The lines from the top of the material through the line with "import * as" are to be set down exactly. Leave the pictures out.

# [SOURCE DATA]
▬▬▬▬▬▬▬▬▬▬

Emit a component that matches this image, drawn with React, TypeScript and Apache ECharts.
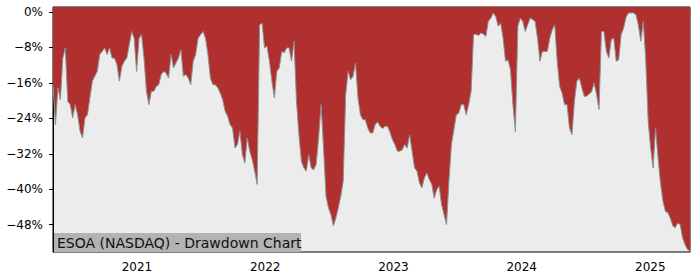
import React, { useEffect, useRef } from "react";
import * as echarts from "echarts";

// Weekly drawdown readings (%), starting 2020-05-07
const START_DATE = "2020-05-07";
const drawdownPart1 = [-16.4, -25.4, -17.1, -19.8, -10.4, -8.1, -20.2, -20.9, -23.9, -20.9, -23.2, -26.9, -28.4, -23.9, -23.2, -19.4, -15.6, -14.5, -13.4, -9.6, -8.9, -8.1, -9.6, -8.1, -10.4, -10.4, -11.9, -15.6, -12.3, -11.1, -10.4, -7.4, -4.4, -5.9, -13.4, -5.9, -5.1, -10.4, -17.9, -20.9, -17.9, -17.9, -16.8, -16.4];
const drawdownPart2 = [-14.1, -13.4, -13.8, -14.9, -9.6, -12.6, -11.5, -10.4, -8.5, -14.5, -14.1, -14.9, -16.4, -11.1, -9.6, -5.9, -5.1, -4.4, -5.9, -9.6, -14.9, -16.4, -16.4, -17.1, -18.3, -19.8, -22.4, -23.5, -25.4, -26.2, -30.7, -29.9, -26.9, -32.2, -34.1, -28.4, -31.4, -33.3, -35.9, -38.9, -2.9, -2.5, -8.1];
const drawdownPart3 = [-7.7, -11.1, -15.6, -19.4, -13.4, -12.6, -8.9, -9.2, -8.1, -8.1, -11.1, -6.6, -20.2, -27.7, -33.7, -35.2, -35.9, -32.2, -35.2, -35.6, -34.4, -28.4, -20.9, -30.7, -41.6, -44.2, -45.7, -48.3, -46.5, -44.2, -41.6, -38.2, -18.6, -13.4, -15.3, -14.5, -11.5, -19.4, -23.2, -24.3, -24.3, -26.2, -27.3];
const drawdownPart4 = [-27.3, -25.4, -24.8, -25.8, -26.3, -25.8, -25.8, -27.1, -28.8, -29.9, -31.4, -31.4, -31.1, -29.9, -30.7, -27.7, -31.4, -35.2, -35.9, -38.6, -39.7, -37.4, -36.3, -37.8, -38.9, -42.0, -40.1, -39.3, -43.5, -45.7, -48.0, -38.0, -29.9, -26.5, -23.2, -22.8, -20.9, -20.9, -23.2, -20.9, -17.9, -5.1, -5.0];
const drawdownPart5 = [-5.3, -4.7, -5.0, -5.5, -2.1, -1.4, -0.2, -1.0, -3.2, -2.5, -5.9, -11.1, -10.8, -13.0, -20.9, -27.0, -3.2, -1.4, -2.1, -4.4, -2.9, -1.4, -1.7, -2.1, -5.9, -11.1, -8.9, -8.9, -8.9, -5.9, -4.0, -2.9, -11.1, -16.8, -18.3, -20.9, -20.9, -26.2, -27.7, -20.2, -15.6, -14.9, -17.1];
const drawdownPart6 = [-19.0, -19.0, -18.5, -18.0, -16.0, -18.6, -22.0, -4.4, -4.4, -8.9, -10.4, -6.2, -5.9, -11.1, -10.8, -5.1, -3.6, -1.2, -0.2, -0.2, -0.2, -0.6, -2.9, -6.6, -2.1, -10.8, -24.7, -30.7, -35.2, -26.2, -32.9, -38.6, -42.7, -45.0, -45.3, -46.5, -48.3, -48.7, -47.6, -48.0, -51.0, -52.5, -53.6, -53.9];

const yTickValues = [0, -8, -16, -24, -32, -40, -48];
const xTickYears = [2021, 2022, 2023, 2024, 2025];
const TITLE = "ESOA (NASDAQ) - Drawdown Chart";

const DAY = 86400000;

export default function App() {
  const ref = useRef<HTMLDivElement>(null);

  useEffect(() => {
    document.body.style.margin = "0";
    if (!ref.current) return;
    const chart = echarts.init(ref.current, undefined, { renderer: "svg" });

    const values = [
      ...drawdownPart1,
      ...drawdownPart2,
      ...drawdownPart3,
      ...drawdownPart4,
      ...drawdownPart5,
      ...drawdownPart6,
    ];
    const start = Date.parse(START_DATE + "T00:00:00Z");
    const data = values.map((v, i) => [start + i * 7 * DAY, v]);
    const end = start + (values.length - 1) * 7 * DAY;
    const yearTicks = xTickYears.map((y) => Date.UTC(y, 0, 1));

    chart.setOption({
      animation: false,
      grid: {
        left: 53,
        right: 10,
        top: 7,
        bottom: 28,
        show: true,
        backgroundColor: "#ececec",
        borderColor: "#000",
        borderWidth: 1,
      },
      xAxis: {
        type: "value",
        min: start,
        max: end,
        splitLine: { show: false },
        axisLine: { show: true, lineStyle: { color: "#000", width: 1 } },
        axisTick: { show: true, length: 4, customValues: yearTicks, lineStyle: { color: "#000" } },
        axisLabel: {
          customValues: yearTicks,
          formatter: (v: number) => String(new Date(v).getUTCFullYear()),
          fontFamily: "DejaVu Sans",
          fontSize: 12,
          color: "#000",
          margin: 9,
        },
      },
      yAxis: {
        type: "value",
        min: -54.16,
        max: 1.13,
        splitLine: { show: false },
        axisLine: { show: true, lineStyle: { color: "#000", width: 1 } },
        axisTick: { show: true, length: 4, customValues: yTickValues, lineStyle: { color: "#000" } },
        axisLabel: {
          customValues: yTickValues,
          formatter: (v: number) => (v === 0 ? "0%" : "\u2212" + Math.abs(v) + "%"),
          fontFamily: "DejaVu Sans",
          fontSize: 12,
          color: "#000",
          margin: 10,
        },
      },
      series: [
        {
          type: "line",
          data,
          symbol: "none",
          lineStyle: { color: "#8a9292", width: 1 },
          areaStyle: { color: "#b03030", opacity: 1, origin: "end" },
          clip: true,
        },
      ],
      graphic: [
        {
          type: "group",
          left: 54,
          top: 233,
          children: [
            {
              type: "rect",
              shape: { x: 0, y: 0, width: 247, height: 19 },
              style: { fill: "#b3b3b3" },
            },
            {
              type: "text",
              x: 3,
              y: 10,
              style: {
                text: TITLE,
                font: "14px 'DejaVu Sans'",
                fill: "#111",
                verticalAlign: "middle",
              },
            },
          ],
        },
      ],
    });

    return () => chart.dispose();
  }, []);

  return <div ref={ref} style={{ width: 700, height: 280 }} />;
}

▬▬▬▬▬▬▬▬▬▬

# [EXPECTED ANSWER]
Emit a component that matches this image, drawn with React, TypeScript and Apache ECharts.
import React, { useEffect, useRef } from "react";
import * as echarts from "echarts";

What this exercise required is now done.